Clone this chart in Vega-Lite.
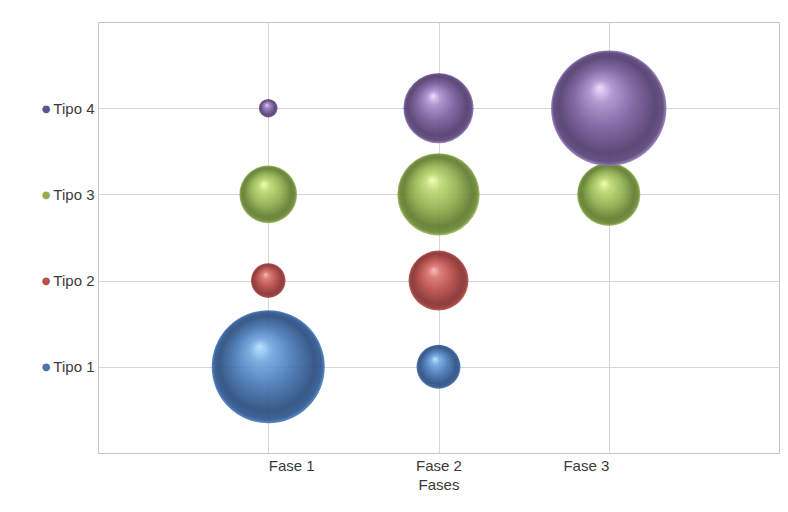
{
  "$schema": "https://vega.github.io/schema/vega-lite/v6.json",
  "width": 681,
  "height": 431,
  "autosize": {"type": "none"},
  "padding": {"left": 98, "top": 22, "right": 9, "bottom": 59},
  "background": "white",
  "config": {
    "view": {"stroke": "#c4c4c4", "strokeWidth": 1},
    "font": "Liberation Sans"
  },
  "data": {
    "values": [
      {"fase": "Fase 1", "tipo": "Tipo 1", "valor": 96},
      {"fase": "Fase 1", "tipo": "Tipo 2", "valor": 9},
      {"fase": "Fase 1", "tipo": "Tipo 3", "valor": 25},
      {"fase": "Fase 1", "tipo": "Tipo 4", "valor": 2.6},
      {"fase": "Fase 2", "tipo": "Tipo 1", "valor": 14.5},
      {"fase": "Fase 2", "tipo": "Tipo 2", "valor": 27},
      {"fase": "Fase 2", "tipo": "Tipo 3", "valor": 51},
      {"fase": "Fase 2", "tipo": "Tipo 4", "valor": 37},
      {"fase": "Fase 3", "tipo": "Tipo 3", "valor": 30},
      {"fase": "Fase 3", "tipo": "Tipo 4", "valor": 100}
    ]
  },
  "resolve": {"axis": {"y": "independent"}},
  "layer": [
    {
      "mark": {"type": "point", "shape": "circle", "filled": true, "opacity": 0.92, "strokeWidth": 0},
      "encoding": {
        "x": {
          "field": "fase", "type": "ordinal",
          "scale": {"type": "point", "padding": 1, "domain": ["Fase 1", "Fase 2", "Fase 3"]},
          "axis": {
            "title": "Fases", "grid": true, "gridColor": "#d6d6d6", "domain": false, "ticks": false,
            "labelAngle": 0, "labelPadding": 5, "labelFontSize": 15, "labelColor": "#3a3a3a",
            "labelAlign": {"expr": "datum.value === 'Fase 1' ? 'left' : datum.value === 'Fase 3' ? 'right' : 'center'"},
            "titleFontSize": 15, "titleFontWeight": "normal", "titleColor": "#3a3a3a", "titlePadding": 4
          }
        },
        "y": {
          "field": "tipo", "type": "ordinal",
          "scale": {"type": "point", "padding": 1, "domain": ["Tipo 4", "Tipo 3", "Tipo 2", "Tipo 1"]},
          "axis": {
            "orient": "left", "title": null, "grid": true, "gridColor": "#d6d6d6", "domain": false, "ticks": false,
            "labelPadding": 4, "labelFontSize": 15, "labelColor": "#3a3a3a"
          }
        },
        "size": {
          "field": "valor", "type": "quantitative",
          "scale": {"domain": [0, 100], "range": [0, 13317]},
          "legend": null
        },
        "fill": {
          "condition": [
            {"test": "datum.tipo === 'Tipo 1'", "value": {"gradient": "radial", "x1": 0.42, "y1": 0.32, "r1": 0, "x2": 0.5, "y2": 0.5, "r2": 0.5,
              "stops": [{"offset": 0, "color": "#b4e2ff"}, {"offset": 0.2, "color": "#72a6e0"}, {"offset": 0.52, "color": "#4676b4"}, {"offset": 0.84, "color": "#284c7e"}, {"offset": 0.95, "color": "#2c5690"}, {"offset": 1, "color": "#4e80c0"}]}},
            {"test": "datum.tipo === 'Tipo 2'", "value": {"gradient": "radial", "x1": 0.42, "y1": 0.32, "r1": 0, "x2": 0.5, "y2": 0.5, "r2": 0.5,
              "stops": [{"offset": 0, "color": "#f6b8b4"}, {"offset": 0.2, "color": "#d87470"}, {"offset": 0.52, "color": "#b84a47"}, {"offset": 0.84, "color": "#852e2c"}, {"offset": 0.95, "color": "#963634"}, {"offset": 1, "color": "#c46260"}]}},
            {"test": "datum.tipo === 'Tipo 3'", "value": {"gradient": "radial", "x1": 0.42, "y1": 0.32, "r1": 0, "x2": 0.5, "y2": 0.5, "r2": 0.5,
              "stops": [{"offset": 0, "color": "#efffb0"}, {"offset": 0.2, "color": "#bed874"}, {"offset": 0.52, "color": "#92b24e"}, {"offset": 0.84, "color": "#5e7a2c"}, {"offset": 0.95, "color": "#6a8832"}, {"offset": 1, "color": "#a6c466"}]}}
          ],
          "value": {"gradient": "radial", "x1": 0.42, "y1": 0.32, "r1": 0, "x2": 0.5, "y2": 0.5, "r2": 0.5,
            "stops": [{"offset": 0, "color": "#eed8ff"}, {"offset": 0.2, "color": "#aa90cc"}, {"offset": 0.52, "color": "#795c9c"}, {"offset": 0.84, "color": "#4f3a6c"}, {"offset": 0.95, "color": "#5a437a"}, {"offset": 1, "color": "#9880bc"}]}
        }
      }
    },
    {
      "mark": {"type": "point", "opacity": 0},
      "encoding": {
        "x": {"field": "fase", "type": "ordinal"},
        "y": {
          "field": "tipo", "type": "ordinal",
          "axis": {
            "orient": "left", "title": null, "grid": false, "domain": false, "ticks": false,
            "labelExpr": "'●'", "labelPadding": 48, "labelFont": "DejaVu Sans", "labelFontSize": 10,
            "labelColor": {"expr": "datum.value === 'Tipo 1' ? '#4f6fa8' : datum.value === 'Tipo 2' ? '#b5504e' : datum.value === 'Tipo 3' ? '#8fae50' : '#5e5490'"}
          }
        }
      }
    }
  ]
}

*Set exercise:* Set down all the data again exactly as above, pictures excluded.

*Full output:*
Clone this chart in Vega-Lite.
{
  "$schema": "https://vega.github.io/schema/vega-lite/v6.json",
  "width": 681,
  "height": 431,
  "autosize": {"type": "none"},
  "padding": {"left": 98, "top": 22, "right": 9, "bottom": 59},
  "background": "white",
  "config": {
    "view": {"stroke": "#c4c4c4", "strokeWidth": 1},
    "font": "Liberation Sans"
  },
  "data": {
    "values": [
      {"fase": "Fase 1", "tipo": "Tipo 1", "valor": 96},
      {"fase": "Fase 1", "tipo": "Tipo 2", "valor": 9},
      {"fase": "Fase 1", "tipo": "Tipo 3", "valor": 25},
      {"fase": "Fase 1", "tipo": "Tipo 4", "valor": 2.6},
      {"fase": "Fase 2", "tipo": "Tipo 1", "valor": 14.5},
      {"fase": "Fase 2", "tipo": "Tipo 2", "valor": 27},
      {"fase": "Fase 2", "tipo": "Tipo 3", "valor": 51},
      {"fase": "Fase 2", "tipo": "Tipo 4", "valor": 37},
      {"fase": "Fase 3", "tipo": "Tipo 3", "valor": 30},
      {"fase": "Fase 3", "tipo": "Tipo 4", "valor": 100}
    ]
  },
  "resolve": {"axis": {"y": "independent"}},
  "layer": [
    {
      "mark": {"type": "point", "shape": "circle", "filled": true, "opacity": 0.92, "strokeWidth": 0},
      "encoding": {
        "x": {
          "field": "fase", "type": "ordinal",
          "scale": {"type": "point", "padding": 1, "domain": ["Fase 1", "Fase 2", "Fase 3"]},
          "axis": {
            "title": "Fases", "grid": true, "gridColor": "#d6d6d6", "domain": false, "ticks": false,
            "labelAngle": 0, "labelPadding": 5, "labelFontSize": 15, "labelColor": "#3a3a3a",
            "labelAlign": {"expr": "datum.value === 'Fase 1' ? 'left' : datum.value === 'Fase 3' ? 'right' : 'center'"},
            "titleFontSize": 15, "titleFontWeight": "normal", "titleColor": "#3a3a3a", "titlePadding": 4
          }
        },
        "y": {
          "field": "tipo", "type": "ordinal",
          "scale": {"type": "point", "padding": 1, "domain": ["Tipo 4", "Tipo 3", "Tipo 2", "Tipo 1"]},
          "axis": {
            "orient": "left", "title": null, "grid": true, "gridColor": "#d6d6d6", "domain": false, "ticks": false,
            "labelPadding": 4, "labelFontSize": 15, "labelColor": "#3a3a3a"
          }
        },
        "size": {
          "field": "valor", "type": "quantitative",
          "scale": {"domain": [0, 100], "range": [0, 13317]},
          "legend": null
        },
        "fill": {
          "condition": [
            {"test": "datum.tipo === 'Tipo 1'", "value": {"gradient": "radial", "x1": 0.42, "y1": 0.32, "r1": 0, "x2": 0.5, "y2": 0.5, "r2": 0.5,
              "stops": [{"offset": 0, "color": "#b4e2ff"}, {"offset": 0.2, "color": "#72a6e0"}, {"offset": 0.52, "color": "#4676b4"}, {"offset": 0.84, "color": "#284c7e"}, {"offset": 0.95, "color": "#2c5690"}, {"offset": 1, "color": "#4e80c0"}]}},
            {"test": "datum.tipo === 'Tipo 2'", "value": {"gradient": "radial", "x1": 0.42, "y1": 0.32, "r1": 0, "x2": 0.5, "y2": 0.5, "r2": 0.5,
              "stops": [{"offset": 0, "color": "#f6b8b4"}, {"offset": 0.2, "color": "#d87470"}, {"offset": 0.52, "color": "#b84a47"}, {"offset": 0.84, "color": "#852e2c"}, {"offset": 0.95, "color": "#963634"}, {"offset": 1, "color": "#c46260"}]}},
            {"test": "datum.tipo === 'Tipo 3'", "value": {"gradient": "radial", "x1": 0.42, "y1": 0.32, "r1": 0, "x2": 0.5, "y2": 0.5, "r2": 0.5,
              "stops": [{"offset": 0, "color": "#efffb0"}, {"offset": 0.2, "color": "#bed874"}, {"offset": 0.52, "color": "#92b24e"}, {"offset": 0.84, "color": "#5e7a2c"}, {"offset": 0.95, "color": "#6a8832"}, {"offset": 1, "color": "#a6c466"}]}}
          ],
          "value": {"gradient": "radial", "x1": 0.42, "y1": 0.32, "r1": 0, "x2": 0.5, "y2": 0.5, "r2": 0.5,
            "stops": [{"offset": 0, "color": "#eed8ff"}, {"offset": 0.2, "color": "#aa90cc"}, {"offset": 0.52, "color": "#795c9c"}, {"offset": 0.84, "color": "#4f3a6c"}, {"offset": 0.95, "color": "#5a437a"}, {"offset": 1, "color": "#9880bc"}]}
        }
      }
    },
    {
      "mark": {"type": "point", "opacity": 0},
      "encoding": {
        "x": {"field": "fase", "type": "ordinal"},
        "y": {
          "field": "tipo", "type": "ordinal",
          "axis": {
            "orient": "left", "title": null, "grid": false, "domain": false, "ticks": false,
            "labelExpr": "'●'", "labelPadding": 48, "labelFont": "DejaVu Sans", "labelFontSize": 10,
            "labelColor": {"expr": "datum.value === 'Tipo 1' ? '#4f6fa8' : datum.value === 'Tipo 2' ? '#b5504e' : datum.value === 'Tipo 3' ? '#8fae50' : '#5e5490'"}
          }
        }
      }
    }
  ]
}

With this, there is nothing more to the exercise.